The court ruled that failing to provide an ECR to contract-holders rendered the property unfit for human habitation under the Act. This status persisted for every day the contract-holder was not provided with the ECR. The judgment emphasised that safety and transparency are at the heart of the legislation, and landlords cannot absolve themselves of responsibility by simply commissioning safety checks without informing tenants.

3. Right to Withhold Rent

The court concluded that contract-holders were entitled to withhold rent for the duration of the unfitness caused by the landlords’ failure to provide ECRs. Rent arrears accrued during the period of non-compliance were therefore deemed irrecoverable.

Implications for Landlords

This decision has profound implications for landlords across Wales:

  1. Compliance with the Act: Landlords must ensure that all legal requirements, including the provision of ECRs, are met in full. The failure to share these reports directly with contract-holders can have severe financial consequences.

  2. Fit for Human Habitation Standards: The judgment reinforces the necessity for landlords to maintain high standards of habitability. Compliance is not limited to obtaining certificates or reports—it extends to proactive communication with tenants.

  3. Financial Risks: Non-compliance can result in significant rent losses, as landlords cannot collect rent for periods during which properties are deemed unfit for habitation. This case also opens the door to potential legal disputes and compensation claims from tenants.

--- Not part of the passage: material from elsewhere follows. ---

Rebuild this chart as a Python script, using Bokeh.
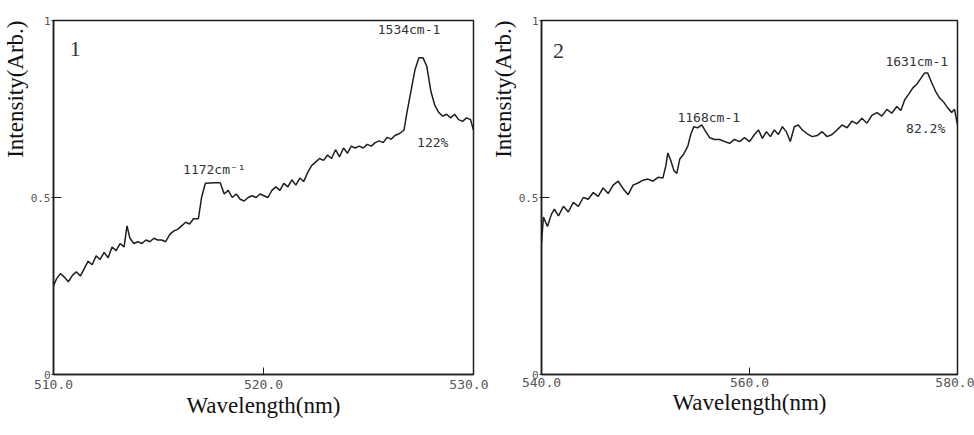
from bokeh.plotting import figure
from bokeh.layouts import row
from bokeh.models import Label, FixedTicker, Title
from bokeh.embed import file_html
from bokeh.resources import INLINE

# ---------------- data ----------------
wl1 = [510.00, 510.14, 510.33, 510.52, 510.71, 510.90, 511.09, 511.28, 511.47, 511.65,
       511.84, 512.03, 512.22, 512.41, 512.60, 512.79, 512.98, 513.17, 513.36, 513.50,
       513.64, 513.83, 514.02, 514.21, 514.40, 514.59, 514.78, 514.96, 515.15, 515.34,
       515.53, 515.72, 515.91, 516.10, 516.29, 516.48, 516.67, 516.90, 517.05, 517.23,
       517.66, 517.94, 518.13, 518.32, 518.51, 518.70, 518.89, 519.08, 519.27, 519.46,
       519.65, 519.83, 520.02, 520.21, 520.40, 520.59, 520.78, 520.97, 521.16, 521.35,
       521.54, 521.73, 521.91, 522.10, 522.29, 522.48, 522.67, 522.86, 523.05, 523.24,
       523.43, 523.62, 523.81, 524.00, 524.18, 524.37, 524.56, 524.75, 524.94, 525.13,
       525.32, 525.51, 525.70, 525.89, 526.08, 526.26, 526.45, 526.69, 526.83, 527.02,
       527.21, 527.40, 527.59, 527.78, 527.97, 528.16, 528.35, 528.53, 528.72, 528.91,
       529.10, 529.29, 529.48, 529.67, 529.86, 530.00]
int1 = [0.25, 0.27, 0.285, 0.275, 0.262, 0.28, 0.29, 0.278, 0.30, 0.32,
        0.31, 0.335, 0.325, 0.345, 0.33, 0.36, 0.35, 0.37, 0.36, 0.42,
        0.385, 0.37, 0.375, 0.37, 0.38, 0.375, 0.385, 0.38, 0.38, 0.375,
        0.395, 0.405, 0.41, 0.42, 0.43, 0.425, 0.44, 0.44, 0.50, 0.54,
        0.542, 0.542, 0.51, 0.52, 0.50, 0.51, 0.495, 0.49, 0.50, 0.505,
        0.50, 0.51, 0.505, 0.50, 0.52, 0.53, 0.52, 0.54, 0.53, 0.55,
        0.535, 0.555, 0.545, 0.57, 0.59, 0.60, 0.61, 0.605, 0.62, 0.61,
        0.635, 0.615, 0.64, 0.625, 0.645, 0.64, 0.645, 0.64, 0.65, 0.645,
        0.655, 0.66, 0.655, 0.67, 0.665, 0.675, 0.68, 0.69, 0.74, 0.80,
        0.86, 0.895, 0.895, 0.87, 0.80, 0.76, 0.74, 0.73, 0.735, 0.725,
        0.735, 0.72, 0.715, 0.725, 0.72, 0.69]

wl2 = [540.00, 540.19, 540.57, 540.96, 541.24, 541.63, 542.11, 542.58, 543.06, 543.54,
       544.02, 544.50, 544.98, 545.45, 545.93, 546.41, 546.89, 547.37, 547.85, 548.33,
       548.80, 549.28, 549.76, 550.24, 550.72, 551.20, 551.67, 551.96, 552.15, 552.44,
       552.73, 553.01, 553.30, 553.68, 554.07, 554.35, 554.64, 555.02, 555.41, 555.79,
       556.17, 556.65, 557.13, 557.61, 558.09, 558.56, 559.04, 559.52, 560.00, 560.48,
       560.86, 561.24, 561.63, 562.01, 562.39, 562.78, 563.16, 563.54, 563.92, 564.31,
       564.69, 565.07, 565.55, 566.03, 566.51, 566.99, 567.46, 567.94, 568.42, 568.90,
       569.38, 569.86, 570.33, 570.81, 571.29, 571.77, 572.25, 572.73, 573.21, 573.68,
       574.16, 574.55, 574.93, 575.31, 575.69, 576.08, 576.46, 576.84, 577.13, 577.51,
       577.89, 578.28, 578.66, 579.04, 579.43, 579.71, 580.00]
int2 = [0.372, 0.445, 0.418, 0.453, 0.467, 0.448, 0.475, 0.459, 0.486, 0.475,
        0.50, 0.495, 0.514, 0.503, 0.527, 0.511, 0.535, 0.546, 0.525, 0.508,
        0.535, 0.541, 0.549, 0.552, 0.546, 0.557, 0.555, 0.59, 0.626, 0.604,
        0.576, 0.568, 0.609, 0.623, 0.645, 0.678, 0.70, 0.697, 0.705, 0.686,
        0.669, 0.664, 0.664, 0.658, 0.653, 0.664, 0.658, 0.669, 0.658, 0.678,
        0.691, 0.667, 0.686, 0.672, 0.691, 0.678, 0.70, 0.686, 0.658, 0.70,
        0.705, 0.691, 0.68, 0.672, 0.675, 0.686, 0.672, 0.678, 0.691, 0.705,
        0.697, 0.716, 0.708, 0.724, 0.71, 0.732, 0.74, 0.73, 0.749, 0.738,
        0.757, 0.746, 0.776, 0.792, 0.809, 0.82, 0.836, 0.852, 0.852, 0.825,
        0.80, 0.781, 0.77, 0.754, 0.74, 0.749, 0.705]

x_ticks1 = [510, 520, 530]
x_labels1 = ["510.0", "520.0", "530.0"]
x_ticks2 = [540, 560, 580]
x_labels2 = ["540.0", "560.0", "580.0"]
y_ticks = [0, 0.5, 1]
y_labels = ["0", "0.5", "1"]

x_title = "Wavelength(nm)"
y_title = "Intensity(Arb.)"

# annotations: (text, x, y, size)
notes1 = [("1", 511.04, 0.919, "22px"),
          ("1534cm-1", 526.93, 0.975, "13px"),
          ("122%", 528.06, 0.654, "13px"),
          ("1172cm⁻¹", 517.66, 0.578, "13px")]
notes2 = [("2", 541.63, 0.913, "22px"),
          ("1631cm-1", 576.08, 0.885, "13px"),
          ("82.2%", 576.94, 0.694, "13px"),
          ("1168cm-1", 556.08, 0.727, "13px")]

INK = "#1e1e1e"
TICKFONT = "DejaVu Sans Mono"
SERIF = "Liberation Serif"


def make_panel(wl, inten, xr, xticks, xlabels, notes, width, height,
               bl, br, bt, bb, lab_standoff, title_standoff):
    p = figure(width=width, height=height, x_range=xr, y_range=(0, 1),
               output_backend="svg", toolbar_location=None,
               min_border_left=bl, min_border_right=br,
               min_border_top=bt, min_border_bottom=bb)
    p.background_fill_color = "white"
    p.border_fill_color = "white"
    p.outline_line_color = INK
    p.outline_line_width = 1.5
    p.xgrid.visible = False
    p.ygrid.visible = False

    p.line(wl, inten, line_color=INK, line_width=1.5)

    xa = p.xaxis[0]
    xa.ticker = FixedTicker(ticks=xticks)
    xa.major_label_overrides = {t: l for t, l in zip(xticks, xlabels)}
    xa.minor_tick_line_color = None
    xa.major_tick_in = 7
    xa.major_tick_out = 0
    xa.axis_line_color = INK
    xa.axis_line_width = 1.5
    xa.major_tick_line_color = INK
    xa.major_label_text_font = TICKFONT
    xa.major_label_text_font_size = "13px"
    xa.major_label_text_color = "#555555"
    xa.major_label_standoff = lab_standoff
    xa.axis_label = x_title
    xa.axis_label_text_font = SERIF
    xa.axis_label_text_font_style = "normal"
    xa.axis_label_text_font_size = "23px"
    xa.axis_label_text_color = "#111111"
    xa.axis_label_standoff = title_standoff

    ya = p.yaxis[0]
    ya.ticker = FixedTicker(ticks=y_ticks)
    ya.major_label_overrides = {t: l for t, l in zip(y_ticks, y_labels)}
    ya.minor_tick_line_color = None
    ya.major_tick_in = 8
    ya.major_tick_out = 2
    ya.axis_line_color = INK
    ya.axis_line_width = 1.5
    ya.major_tick_line_color = INK
    ya.major_label_text_font = TICKFONT
    ya.major_label_text_font_size = "11px"
    ya.major_label_text_color = "#555555"
    ya.major_label_standoff = 1

    p.add_layout(Title(text=y_title, align="right", text_font=SERIF,
                       text_font_size="23px", text_font_style="normal",
                       text_color="#111111", standoff=0, offset=0), "left")

    for txt, x, y, size in notes:
        p.add_layout(Label(x=x, y=y, text=txt, text_align="center",
                           text_baseline="middle",
                           text_font=SERIF if size == "22px" else TICKFONT,
                           text_font_size=size, text_color="#333333"))
    return p


p1 = make_panel(wl1, int1, (510, 530), x_ticks1, x_labels1, notes1,
                488, 435, 50, 15, 16, 61, 5, 1)
p2 = make_panel(wl2, int2, (540, 580), x_ticks2, x_labels2, notes2,
                486, 435, 51, 17, 20, 49, 3, 0)

layout = row(p1, p2, spacing=0)
open("out.html", "w").write(file_html(layout, INLINE))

  4. Reputation Management: Social landlords, such as housing associations, must consider the reputational risks associated with non-compliance. Beyond the legal and financial consequences, failing to meet tenant obligations can undermine trust and credibility.

Lessons for Tenants

For tenants, or contract-holders, this judgment underscores their rights under the Renting Homes (Wales) Act 2016. It affirms that landlords must comply with their obligations, and tenants are legally empowered to challenge any lapses, particularly concerning safety and habitability.

Conclusion

The Coastal Housing Group Ltd v Mitchell & Ors case represents a pivotal moment in housing law in Wales. It underscores the critical importance of compliance with the Renting Homes (Wales) Act 2016 and establishes clear legal consequences for landlords who fail to meet their obligations. The judgment reinforces tenants’ rights and ensures that safety and transparency remain central to the landlord-tenant relationship.

As landlords navigate this evolving legal landscape, they must prioritise compliance, not only to avoid financial penalties but also to uphold their duty of care to tenants. This case serves as a stark reminder that adherence to housing law is not optional—it is essential for both legal and ethical reasons.